Distributed, fault-tolerant in-place consensus sequence on innovative hardware as building block for data management (RE1389/10)

PI: Alexander Reinefeld, Florian Schintke
Project Collaborator: Florian Schintke, Thorsten Schütt, Jan Skrzypczak
Project website: Distributed, fault-tolerant in-place consensus sequence on innovative hardware as building block for data management

Quorum consensus algorithms like the Paxos algorithm are widely used as basic building blocks for fault-tolerance in distributed systems. Unfortunately, distributed quorum consensus causes much overhead to negotiate and safely store the consensus. We therefore plan to optimize Paxos-based fault-tolerance for sequences of consensus in three ways:

  1. exploit multicast and reduce operations of modern interconnects to reduce the latency and number of messages,
  2. use remote direct memory access (RDMA) in combination with NVRAM to manage a distributed shared state,
  3. modify Paxos to support a sequence of consensus decisions in-place and avoid separate memory resources for each Paxos instance.
  4. We then build efficient custom datatypes on top of consensus sequences, that support partial updates, multiple-reader-single-writer locks, or compare-and-swap semantics.

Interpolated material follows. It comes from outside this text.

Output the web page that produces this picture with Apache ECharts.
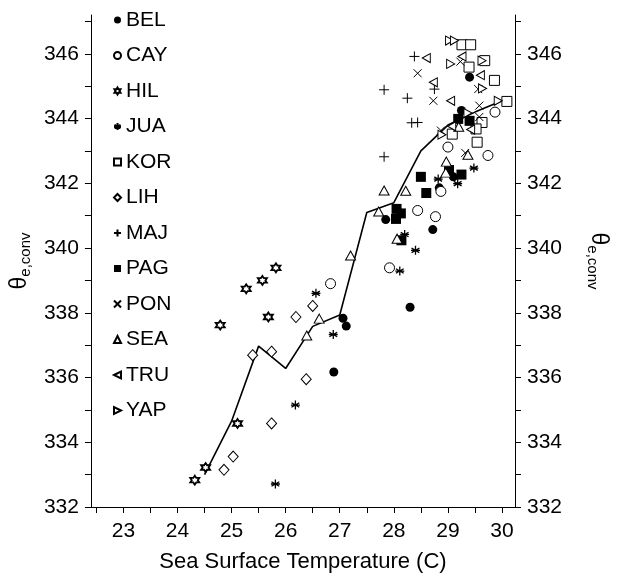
<!DOCTYPE html>
<html>
<head>
<meta charset="utf-8">
<script src="https://cdn.jsdelivr.net/npm/echarts@6/dist/echarts.min.js"></script>
<style>html,body{margin:0;padding:0;background:#fff;}#c{width:618px;height:578px;}</style>
</head>
<body>
<div id="c"></div>
<script>
// ---- data ----
const BEL = [[26.89,336.17],[27.06,337.83],[27.12,337.59],[27.85,340.88],[28.30,338.17],[28.72,340.57],[28.84,341.86],[29.10,342.20],[29.25,344.25],[29.40,345.28]];
const CAY = [[26.83,338.90],[27.92,339.39],[28.44,341.16],[28.77,340.97],[28.87,341.75],[29.00,343.12],[29.74,342.86],[29.87,344.20]];
const HIL = [[24.32,332.83],[24.52,333.22],[25.11,334.58],[24.79,337.62],[25.27,338.74],[25.57,339.00],[25.82,339.39],[25.68,337.87]];
const JUA = [[25.81,332.71],[26.18,335.15],[26.88,337.33],[26.56,338.60],[28.11,339.29],[28.20,340.42],[28.40,339.93],[28.82,342.13],[29.18,341.99],[29.48,342.47]];
const KOR = [[29.08,343.52],[29.26,346.28],[29.42,346.28],[29.39,345.59],[29.68,345.79],[29.86,345.18],[30.09,344.53],[29.63,343.88],[29.52,343.68],[29.54,343.27]];
const LIH = [[24.86,333.15],[25.03,333.56],[25.74,334.58],[25.39,336.69],[25.74,336.80],[26.19,337.87],[26.38,335.95],[26.50,338.21]];
const MAJ = [[27.82,342.82],[27.82,344.89],[28.25,344.63],[28.33,343.87],[28.44,343.88],[28.38,345.92],[28.75,344.91]];
const PAG = [[28.05,341.21],[28.13,341.07],[28.04,340.90],[28.14,340.24],[28.50,342.20],[28.60,341.70],[29.02,342.41],[29.25,342.27],[29.19,343.99],[29.40,343.93]];
const PON = [[28.44,345.40],[28.73,344.55],[28.87,343.63],[29.23,345.76],[29.32,342.94],[29.56,344.91],[29.58,344.40],[29.58,344.05]];
const SEA = [[26.39,337.30],[26.62,337.82],[27.20,339.77],[27.72,341.13],[27.82,341.78],[28.22,341.77],[28.06,340.29],[28.96,342.33],[28.97,342.67],[29.37,342.88],[29.20,343.75]];
const TRU = [[28.60,345.87],[28.73,345.12],[29.05,344.55],[29.07,343.76],[29.26,345.92],[29.60,345.34],[29.42,343.66]];
const YAP = [[29.03,346.41],[29.12,346.41],[29.05,345.69],[29.63,345.79],[29.64,344.93],[29.93,344.55],[28.89,343.50],[29.37,344.17]];
const meanX = [24.5,25.0,25.5,26.0,26.5,27.0,27.5,28.0,28.5,29.0,29.5,30.0];
const meanY = [333.0,334.65,336.97,336.28,337.58,337.93,341.1,341.4,343.0,343.8,344.2,344.55];
const xTickLabels = [23,24,25,26,27,28,29,30];
const xTicks = [22.5,23,23.5,24,24.5,25,25.5,26,26.5,27,27.5,28,28.5,29,29.5,30];
const yTickLabels = [332,334,336,338,340,342,344,346];
const yTicks = [332,333,334,335,336,337,338,339,340,341,342,343,344,345,346,347];

// ---- symbols ----
const HEX = 'path://M0,-5L1.443,-2.5L4.33,-2.5L2.887,0L4.33,2.5L1.443,2.5L0,5L-1.443,2.5L-4.33,2.5L-2.887,0L-4.33,-2.5L-1.443,-2.5Z';
const AST = 'path://M0,-5L0,5M-4.33,-2.5L4.33,2.5M-4.33,2.5L4.33,-2.5M-5,0L5,0';
const PLUS = 'path://M0,-5L0,5M-5,0L5,0';
const CROSS = 'path://M-4,-4L4,4M-4,4L4,-4';
const LTRI = 'path://M-5,0L5,-5L5,5Z';
const RTRI = 'path://M5,0L-5,-5L-5,5Z';

const FONT = 'Liberation Sans, Arial, sans-serif';
function sc(name, data, symbol, size, filled, bw) {
  return {
    name: name, type: 'scatter', data: data, symbol: symbol, symbolSize: size,
    itemStyle: { color: filled ? '#000' : '#fff', borderColor: '#000', borderWidth: bw == null ? 1 : bw, opacity: 1 },
    z: 3
  };
}
const series = [
  sc('BEL', BEL, 'circle', 9, true, 0),
  sc('CAY', CAY, 'circle', 10, false, 1),
  sc('HIL', HIL, HEX, 9, false, 1.8),
  sc('JUA', JUA, AST, 9, true, 1.3),
  sc('KOR', KOR, 'rect', 10, false, 1),
  sc('LIH', LIH, 'diamond', [10,11], false, 1),
  sc('MAJ', MAJ, PLUS, 10, true, 1),
  sc('PAG', PAG, 'rect', 10, true, 0),
  sc('PON', PON, CROSS, 8, true, 1),
  sc('SEA', SEA, 'triangle', [10,9], false, 1),
  sc('TRU', TRU, LTRI, [8,9], false, 1),
  sc('YAP', YAP, RTRI, [8,9], false, 1),
  {
    type: 'line', data: meanX.map((x, i) => [x, meanY[i]]), showSymbol: false, symbol: 'none',
    lineStyle: { color: '#000', width: 1.6 }, z: 2, silent: true
  }
];

const axisCommon = {
  axisLine: { show: true, lineStyle: { color: '#000', width: 1 } },
  splitLine: { show: false },
  axisLabel: { color: '#000', fontSize: 21, fontFamily: FONT },
  axisTick: { show: true, length: 6, lineStyle: { color: '#000' } }
};
const nameRich = {
  a: { fontSize: 23, fontFamily: FONT, color: '#000' },
  b: { fontSize: 15, fontFamily: FONT, color: '#000', padding: [12,0,0,0] }
};

const chart = echarts.init(document.getElementById('c'), null, { renderer: 'canvas' });
chart.setOption({
  animation: false,
  backgroundColor: '#fff',
  grid: { left: 87, right: 100, top: 15, bottom: 70, containLabel: false },
  legend: {
    orient: 'vertical', left: 108, top: 3,
    data: ['BEL','CAY','HIL','JUA','KOR','LIH','MAJ','PAG','PON','SEA','TRU','YAP'],
    itemWidth: 7, itemHeight: 7, itemGap: 11.5, itemTextGap: 6,
    textStyle: { color: '#000', fontSize: 21, fontFamily: FONT, lineHeight: 24 },
    selectedMode: false
  },
  xAxis: {
    type: 'value', min: 22.4, max: 30.24,
    name: 'Sea Surface Temperature (C)', nameLocation: 'middle', nameGap: 44,
    nameTextStyle: { color: '#000', fontSize: 22, fontFamily: FONT },
    axisLine: axisCommon.axisLine, splitLine: axisCommon.splitLine,
    axisLabel: Object.assign({}, axisCommon.axisLabel, { margin: 14, customValues: xTickLabels }),
    axisTick: Object.assign({}, axisCommon.axisTick, { customValues: xTicks })
  },
  yAxis: [
    {
      type: 'value', min: 332, max: 347.2, position: 'left',
      name: '{a|θ}{b|e,conv}', nameLocation: 'middle', nameGap: 52, nameRotate: 90,
      nameTextStyle: { color: '#000', rich: nameRich },
      axisLine: axisCommon.axisLine, splitLine: axisCommon.splitLine,
      axisLabel: Object.assign({}, axisCommon.axisLabel, { margin: 12, customValues: yTickLabels }),
      axisTick: Object.assign({}, axisCommon.axisTick, { customValues: yTicks })
    },
    {
      type: 'value', min: 332, max: 347.2, position: 'right',
      name: '{a|θ}{b|e,conv}', nameLocation: 'middle', nameGap: 70, nameRotate: -90,
      nameTextStyle: { color: '#000', rich: nameRich },
      axisLine: axisCommon.axisLine, splitLine: axisCommon.splitLine,
      axisLabel: Object.assign({}, axisCommon.axisLabel, { margin: 12, customValues: yTickLabels }),
      axisTick: Object.assign({}, axisCommon.axisTick, { customValues: yTicks })
    }
  ],
  series: series
});
</script>
</body>
</html>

The resulting distributed fault-tolerant consensus will provide low latency and high-throughput decisions. It will allow to apply recoverable distributed consensus in new scenarios where it was avoided before due to its high latency. The optimized consensus can be used as a building block in current and future distributed data management and database systems – including those developed in SPP 2037 – that often rely on a sequence of decisions to process locks, transactions, to make atomic changes like compare and swap, to support replicated state machines, or to elect the next master etc.